TypeError – If neither the encoder itself nor the layer applies any positional encodings.

property context: Maximum context length permitted by the positional encodings.

property device: The device of all weights, biases, activations, etc. reside on.

property dtype: The dtype of all weights, biases, activations, and parameters.

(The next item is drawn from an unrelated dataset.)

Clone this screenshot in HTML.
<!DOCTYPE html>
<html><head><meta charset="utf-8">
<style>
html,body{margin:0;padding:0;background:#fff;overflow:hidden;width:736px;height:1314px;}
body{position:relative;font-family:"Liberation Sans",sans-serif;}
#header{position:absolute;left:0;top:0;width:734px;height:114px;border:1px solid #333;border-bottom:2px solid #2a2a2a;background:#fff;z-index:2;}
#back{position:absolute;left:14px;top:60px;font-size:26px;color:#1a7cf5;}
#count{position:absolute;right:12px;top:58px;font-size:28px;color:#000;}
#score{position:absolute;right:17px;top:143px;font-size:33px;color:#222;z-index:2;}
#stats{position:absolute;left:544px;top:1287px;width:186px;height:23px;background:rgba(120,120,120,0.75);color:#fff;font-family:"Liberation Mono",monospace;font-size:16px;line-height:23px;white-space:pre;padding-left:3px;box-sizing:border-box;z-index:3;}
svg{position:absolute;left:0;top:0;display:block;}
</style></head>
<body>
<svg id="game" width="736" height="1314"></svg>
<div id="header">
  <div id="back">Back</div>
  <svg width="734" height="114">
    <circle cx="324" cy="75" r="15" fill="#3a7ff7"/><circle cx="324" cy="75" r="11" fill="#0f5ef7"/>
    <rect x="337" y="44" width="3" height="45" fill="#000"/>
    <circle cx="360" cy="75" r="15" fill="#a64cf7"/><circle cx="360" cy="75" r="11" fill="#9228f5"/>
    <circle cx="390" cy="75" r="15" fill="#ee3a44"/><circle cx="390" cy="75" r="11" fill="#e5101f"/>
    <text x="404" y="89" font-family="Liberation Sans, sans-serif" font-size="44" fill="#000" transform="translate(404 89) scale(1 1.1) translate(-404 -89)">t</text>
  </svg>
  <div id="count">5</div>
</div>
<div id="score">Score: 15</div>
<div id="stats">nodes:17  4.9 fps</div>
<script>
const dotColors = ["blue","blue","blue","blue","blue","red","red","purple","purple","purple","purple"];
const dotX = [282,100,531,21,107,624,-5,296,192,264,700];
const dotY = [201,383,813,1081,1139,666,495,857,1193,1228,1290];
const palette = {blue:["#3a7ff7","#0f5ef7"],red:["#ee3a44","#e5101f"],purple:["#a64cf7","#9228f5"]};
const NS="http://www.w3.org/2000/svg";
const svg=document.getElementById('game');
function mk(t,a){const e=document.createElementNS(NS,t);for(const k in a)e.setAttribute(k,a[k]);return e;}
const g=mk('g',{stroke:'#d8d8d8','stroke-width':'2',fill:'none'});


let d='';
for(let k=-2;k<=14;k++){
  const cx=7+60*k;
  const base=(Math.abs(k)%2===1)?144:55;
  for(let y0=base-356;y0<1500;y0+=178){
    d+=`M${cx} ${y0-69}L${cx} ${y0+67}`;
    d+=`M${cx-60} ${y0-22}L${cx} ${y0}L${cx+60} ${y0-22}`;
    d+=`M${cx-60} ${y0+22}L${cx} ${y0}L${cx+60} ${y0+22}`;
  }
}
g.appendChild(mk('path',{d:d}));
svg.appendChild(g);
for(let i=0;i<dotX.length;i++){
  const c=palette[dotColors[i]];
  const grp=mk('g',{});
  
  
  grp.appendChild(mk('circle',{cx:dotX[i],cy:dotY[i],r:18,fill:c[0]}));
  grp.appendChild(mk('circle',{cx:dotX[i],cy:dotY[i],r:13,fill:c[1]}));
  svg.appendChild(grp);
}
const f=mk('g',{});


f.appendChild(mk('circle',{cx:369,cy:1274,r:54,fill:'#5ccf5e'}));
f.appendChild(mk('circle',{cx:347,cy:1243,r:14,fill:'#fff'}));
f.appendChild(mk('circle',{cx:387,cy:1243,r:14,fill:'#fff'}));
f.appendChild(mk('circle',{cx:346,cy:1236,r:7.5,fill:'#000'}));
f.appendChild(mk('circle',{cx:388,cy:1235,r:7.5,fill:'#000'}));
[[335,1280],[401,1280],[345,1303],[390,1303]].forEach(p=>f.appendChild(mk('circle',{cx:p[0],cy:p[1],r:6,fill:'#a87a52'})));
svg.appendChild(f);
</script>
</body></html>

forward(src, attn_mask=None, src_mask=None, is_causal=True)[source]

Forward pass through the transformer encoder with optional masking.

Parameters:

src (Tensor) – Input sequence(s) of token indices. Must be of dtype int64 (=long). Expected dimensions are (…, S), with S the sequence length.
attn_mask (Tensor, optional) – Floating-point attention mask with a shape broadcastable to the shape of the attention weights (…, S, S) to be added to the product of queries and keys, before taking the softmax. A value of 0.0 (resulting in unchanged attention weights) indicates that an element should be attended to and a value of “-inf” (resulting in a zero attention weight) that it should not be attended to. Defaults to None.
src_mask (Tensor, optional) – Floating-point attention mask with a shape broadcastable to the shape of src (…, S). A value of 0.0 indicates that an element should be attended to and a value of “-inf” that it should not be attended to. Defaults to None.
is_causal (bool, optional) – If set to True, inputs are masked with a causal S x S triangular matrix (as produced by generate_square_subsequent_mask) and both attn_mask and src_mask are ignored. Defaults to True.

Returns:

Un-normalized logits over the next-token probabilities for each position with dimensions (…, vocab, S), where S is again the sequence length.

Return type:

Tensor

Important

Boolean attention masks are not accepted!

property mod_dim: The model dimension.

reset_parameters()[source]: Reset all learnable parameters in all components of the model.

property scale: Square root of model dimension for scaling the input embeddings.